■ What you have to do
Filter these entries so that only lines with the word "this" remain.

■ Materials provided
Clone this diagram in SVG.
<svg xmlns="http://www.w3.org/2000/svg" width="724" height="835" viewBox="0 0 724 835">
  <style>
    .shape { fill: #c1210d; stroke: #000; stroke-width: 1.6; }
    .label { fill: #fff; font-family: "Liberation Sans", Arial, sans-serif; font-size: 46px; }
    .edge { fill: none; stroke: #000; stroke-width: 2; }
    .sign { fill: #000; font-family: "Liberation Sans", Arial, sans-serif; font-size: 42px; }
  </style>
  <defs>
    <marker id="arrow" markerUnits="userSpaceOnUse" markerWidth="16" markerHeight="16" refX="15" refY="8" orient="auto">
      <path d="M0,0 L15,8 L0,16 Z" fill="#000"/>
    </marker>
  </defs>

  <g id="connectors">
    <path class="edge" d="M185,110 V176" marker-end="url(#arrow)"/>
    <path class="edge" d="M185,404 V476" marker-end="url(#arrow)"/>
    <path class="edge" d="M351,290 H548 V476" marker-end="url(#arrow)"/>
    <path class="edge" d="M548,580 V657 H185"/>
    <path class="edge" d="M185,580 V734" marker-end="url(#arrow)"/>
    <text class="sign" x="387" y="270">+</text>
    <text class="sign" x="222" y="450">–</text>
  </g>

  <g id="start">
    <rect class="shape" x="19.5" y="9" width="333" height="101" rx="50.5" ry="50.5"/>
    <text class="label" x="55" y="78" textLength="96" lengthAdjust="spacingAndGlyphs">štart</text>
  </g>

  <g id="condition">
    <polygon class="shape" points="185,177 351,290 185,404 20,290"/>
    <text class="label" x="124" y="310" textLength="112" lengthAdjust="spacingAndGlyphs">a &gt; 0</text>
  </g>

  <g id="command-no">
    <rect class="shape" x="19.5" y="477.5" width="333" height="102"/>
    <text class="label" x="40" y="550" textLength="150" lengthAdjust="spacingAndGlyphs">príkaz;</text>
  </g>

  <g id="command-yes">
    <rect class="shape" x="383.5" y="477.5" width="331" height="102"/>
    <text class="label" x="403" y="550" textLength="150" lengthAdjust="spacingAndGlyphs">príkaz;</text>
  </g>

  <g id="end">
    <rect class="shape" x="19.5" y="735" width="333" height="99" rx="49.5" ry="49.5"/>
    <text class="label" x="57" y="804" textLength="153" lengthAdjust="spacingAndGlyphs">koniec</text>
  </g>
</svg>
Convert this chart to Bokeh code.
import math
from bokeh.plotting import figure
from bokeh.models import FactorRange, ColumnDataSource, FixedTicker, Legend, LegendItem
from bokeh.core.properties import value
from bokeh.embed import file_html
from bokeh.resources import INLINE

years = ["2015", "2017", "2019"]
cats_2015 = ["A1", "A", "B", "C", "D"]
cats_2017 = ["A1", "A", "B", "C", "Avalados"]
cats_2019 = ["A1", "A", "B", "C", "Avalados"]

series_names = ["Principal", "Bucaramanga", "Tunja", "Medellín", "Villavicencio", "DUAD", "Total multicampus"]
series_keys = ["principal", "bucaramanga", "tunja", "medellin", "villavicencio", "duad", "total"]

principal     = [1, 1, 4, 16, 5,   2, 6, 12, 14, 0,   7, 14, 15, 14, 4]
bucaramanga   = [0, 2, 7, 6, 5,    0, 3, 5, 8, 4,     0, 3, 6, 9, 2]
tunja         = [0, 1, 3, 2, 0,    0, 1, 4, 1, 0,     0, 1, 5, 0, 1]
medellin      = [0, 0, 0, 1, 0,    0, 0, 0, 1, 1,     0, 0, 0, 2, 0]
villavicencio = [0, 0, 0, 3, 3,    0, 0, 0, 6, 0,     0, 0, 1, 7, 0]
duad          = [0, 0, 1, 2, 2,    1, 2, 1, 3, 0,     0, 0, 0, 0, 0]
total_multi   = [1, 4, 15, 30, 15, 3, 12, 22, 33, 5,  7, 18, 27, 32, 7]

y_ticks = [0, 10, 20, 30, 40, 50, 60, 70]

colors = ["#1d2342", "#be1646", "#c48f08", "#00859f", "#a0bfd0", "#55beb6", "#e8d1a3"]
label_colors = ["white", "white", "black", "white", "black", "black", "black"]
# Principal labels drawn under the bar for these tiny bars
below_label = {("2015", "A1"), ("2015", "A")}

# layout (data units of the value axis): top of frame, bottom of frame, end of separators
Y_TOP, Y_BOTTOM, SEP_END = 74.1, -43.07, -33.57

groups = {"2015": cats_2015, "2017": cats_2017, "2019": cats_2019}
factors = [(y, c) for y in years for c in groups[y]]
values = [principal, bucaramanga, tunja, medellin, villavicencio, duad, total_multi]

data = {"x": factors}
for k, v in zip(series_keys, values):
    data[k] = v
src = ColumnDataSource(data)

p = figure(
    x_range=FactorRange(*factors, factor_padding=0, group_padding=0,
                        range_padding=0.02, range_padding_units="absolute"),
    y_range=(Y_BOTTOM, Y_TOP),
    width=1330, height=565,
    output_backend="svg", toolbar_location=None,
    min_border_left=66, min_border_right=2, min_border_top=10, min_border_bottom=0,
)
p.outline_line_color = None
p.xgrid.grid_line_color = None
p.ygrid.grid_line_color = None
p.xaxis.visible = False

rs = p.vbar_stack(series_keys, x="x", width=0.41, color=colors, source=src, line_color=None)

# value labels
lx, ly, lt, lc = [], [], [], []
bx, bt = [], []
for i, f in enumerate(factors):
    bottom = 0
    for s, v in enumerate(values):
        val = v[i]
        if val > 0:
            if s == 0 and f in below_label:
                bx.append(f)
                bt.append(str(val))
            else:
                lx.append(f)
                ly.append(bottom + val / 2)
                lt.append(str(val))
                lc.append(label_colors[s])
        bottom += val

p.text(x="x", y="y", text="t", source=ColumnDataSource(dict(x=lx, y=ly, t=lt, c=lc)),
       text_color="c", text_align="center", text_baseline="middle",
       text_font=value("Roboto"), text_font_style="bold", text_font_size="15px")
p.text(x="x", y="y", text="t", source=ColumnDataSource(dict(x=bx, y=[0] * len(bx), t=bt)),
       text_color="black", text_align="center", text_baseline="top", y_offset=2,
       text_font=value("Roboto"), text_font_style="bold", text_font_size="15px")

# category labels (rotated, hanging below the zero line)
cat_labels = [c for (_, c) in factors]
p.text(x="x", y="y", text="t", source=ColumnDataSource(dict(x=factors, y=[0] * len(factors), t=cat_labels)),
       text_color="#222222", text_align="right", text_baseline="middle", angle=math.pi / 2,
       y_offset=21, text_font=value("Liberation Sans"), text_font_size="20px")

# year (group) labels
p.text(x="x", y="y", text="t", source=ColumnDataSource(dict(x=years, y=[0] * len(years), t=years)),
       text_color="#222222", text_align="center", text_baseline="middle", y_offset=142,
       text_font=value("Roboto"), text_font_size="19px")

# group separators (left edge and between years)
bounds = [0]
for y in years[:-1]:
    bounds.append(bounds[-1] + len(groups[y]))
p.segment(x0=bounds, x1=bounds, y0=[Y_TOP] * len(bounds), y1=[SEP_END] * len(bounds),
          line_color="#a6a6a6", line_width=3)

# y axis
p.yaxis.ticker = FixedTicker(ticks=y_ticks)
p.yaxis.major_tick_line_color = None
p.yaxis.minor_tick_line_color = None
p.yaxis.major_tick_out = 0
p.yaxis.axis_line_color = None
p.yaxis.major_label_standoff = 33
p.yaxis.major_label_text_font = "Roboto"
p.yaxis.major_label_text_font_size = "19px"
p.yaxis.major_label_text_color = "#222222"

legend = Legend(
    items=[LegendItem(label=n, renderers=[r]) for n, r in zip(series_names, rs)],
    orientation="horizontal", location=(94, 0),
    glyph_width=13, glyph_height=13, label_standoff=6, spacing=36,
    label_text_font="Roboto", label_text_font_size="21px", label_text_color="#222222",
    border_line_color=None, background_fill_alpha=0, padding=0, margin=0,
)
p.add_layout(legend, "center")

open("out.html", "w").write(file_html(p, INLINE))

■ Solution
Clone this diagram in SVG.
Convert this chart to Bokeh code.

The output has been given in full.